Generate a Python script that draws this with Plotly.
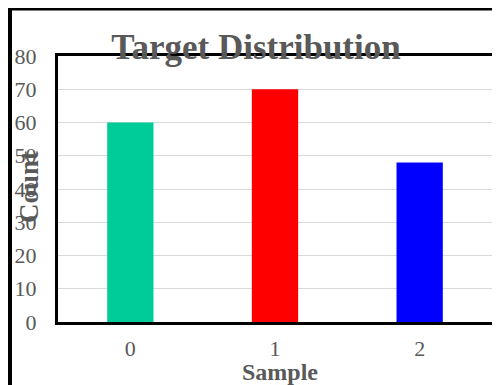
import plotly.graph_objects as go

categories = ["0", "1", "2"]
counts = [60, 70, 48]
bar_colors = ["#00CC99", "#FF0000", "#0000FF"]
y_ticks = [0, 10, 20, 30, 40, 50, 60, 70, 80]

FONT = "Liberation Serif"
GRAY = "#595959"

fig = go.Figure()
fig.add_trace(go.Bar(
    x=[0, 1, 2], y=counts, marker=dict(color=bar_colors, line=dict(width=0)),
    width=0.32, showlegend=False,
))

W, H = 500, 385
L, T = 50, 48
R = W - 484
B = H - 314
pw = W - L - R
ph = H - T - B

def px_x(px):
    return (px - L) / pw

def px_y(py):
    return (H - B - py) / ph

fig.update_layout(
    width=W, height=H,
    margin=dict(l=L, r=R, t=T, b=B, pad=0, autoexpand=False),
    paper_bgcolor="white", plot_bgcolor="white",
    font=dict(family=FONT, color=GRAY),
    title=dict(text="<b>Target Distribution</b>", font=dict(family=FONT, size=35, color=GRAY),
               x=248 / W, xanchor="center", xref="container",
               y=1 - 39 / H, yanchor="middle", yref="container"),
    xaxis=dict(range=[-0.5, 2.5], tickvals=[0, 1, 2], ticktext=categories,
               tickfont=dict(family=FONT, size=22, color=GRAY), automargin=False,
               showline=True, linecolor="black", linewidth=3, mirror=True,
               showgrid=False, zeroline=False, ticks="", ticklabelstandoff=5),
    yaxis=dict(range=[0, 80], tickvals=y_ticks, automargin=False,
               tickfont=dict(family=FONT, size=22, color=GRAY),
               showline=True, linecolor="black", linewidth=3, mirror=True,
               showgrid=True, gridcolor="#D9D9D9", gridwidth=1,
               zeroline=True, zerolinecolor="#BFBFBF", zerolinewidth=1,
               ticks="", ticklabelstandoff=14),
    bargap=0.68,
)

fig.add_annotation(text="<b>Sample</b>", xref="paper", yref="paper",
                   x=px_x(272), y=px_y(364), xanchor="center", yanchor="middle",
                   showarrow=False, font=dict(family=FONT, size=24, color=GRAY))
fig.add_annotation(text="<b>Count</b>", xref="paper", yref="paper",
                   x=px_x(21), y=px_y(179), xanchor="center", yanchor="middle",
                   textangle=-90, showarrow=False,
                   font=dict(family=FONT, size=27, color=GRAY))

fig.add_shape(type="rect", xref="paper", yref="paper",
              x0=px_x(2), x1=px_x(498), y0=px_y(383), y1=px_y(0.5),
              line=dict(color="black", width=4), fillcolor="rgba(0,0,0,0)", layer="above")

fig.write_html("out.html")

##############################

Except for the pictures, print the data above exactly.

- RESULT FOR THIS TASK
Generate a Python script that draws this with Plotly.
import plotly.graph_objects as go

categories = ["0", "1", "2"]
counts = [60, 70, 48]
bar_colors = ["#00CC99", "#FF0000", "#0000FF"]
y_ticks = [0, 10, 20, 30, 40, 50, 60, 70, 80]

FONT = "Liberation Serif"
GRAY = "#595959"

fig = go.Figure()
fig.add_trace(go.Bar(
    x=[0, 1, 2], y=counts, marker=dict(color=bar_colors, line=dict(width=0)),
    width=0.32, showlegend=False,
))

W, H = 500, 385
L, T = 50, 48
R = W - 484
B = H - 314
pw = W - L - R
ph = H - T - B

def px_x(px):
    return (px - L) / pw

def px_y(py):
    return (H - B - py) / ph

fig.update_layout(
    width=W, height=H,
    margin=dict(l=L, r=R, t=T, b=B, pad=0, autoexpand=False),
    paper_bgcolor="white", plot_bgcolor="white",
    font=dict(family=FONT, color=GRAY),
    title=dict(text="<b>Target Distribution</b>", font=dict(family=FONT, size=35, color=GRAY),
               x=248 / W, xanchor="center", xref="container",
               y=1 - 39 / H, yanchor="middle", yref="container"),
    xaxis=dict(range=[-0.5, 2.5], tickvals=[0, 1, 2], ticktext=categories,
               tickfont=dict(family=FONT, size=22, color=GRAY), automargin=False,
               showline=True, linecolor="black", linewidth=3, mirror=True,
               showgrid=False, zeroline=False, ticks="", ticklabelstandoff=5),
    yaxis=dict(range=[0, 80], tickvals=y_ticks, automargin=False,
               tickfont=dict(family=FONT, size=22, color=GRAY),
               showline=True, linecolor="black", linewidth=3, mirror=True,
               showgrid=True, gridcolor="#D9D9D9", gridwidth=1,
               zeroline=True, zerolinecolor="#BFBFBF", zerolinewidth=1,
               ticks="", ticklabelstandoff=14),
    bargap=0.68,
)

fig.add_annotation(text="<b>Sample</b>", xref="paper", yref="paper",
                   x=px_x(272), y=px_y(364), xanchor="center", yanchor="middle",
                   showarrow=False, font=dict(family=FONT, size=24, color=GRAY))
fig.add_annotation(text="<b>Count</b>", xref="paper", yref="paper",
                   x=px_x(21), y=px_y(179), xanchor="center", yanchor="middle",
                   textangle=-90, showarrow=False,
                   font=dict(family=FONT, size=27, color=GRAY))

fig.add_shape(type="rect", xref="paper", yref="paper",
              x0=px_x(2), x1=px_x(498), y0=px_y(383), y1=px_y(0.5),
              line=dict(color="black", width=4), fillcolor="rgba(0,0,0,0)", layer="above")

fig.write_html("out.html")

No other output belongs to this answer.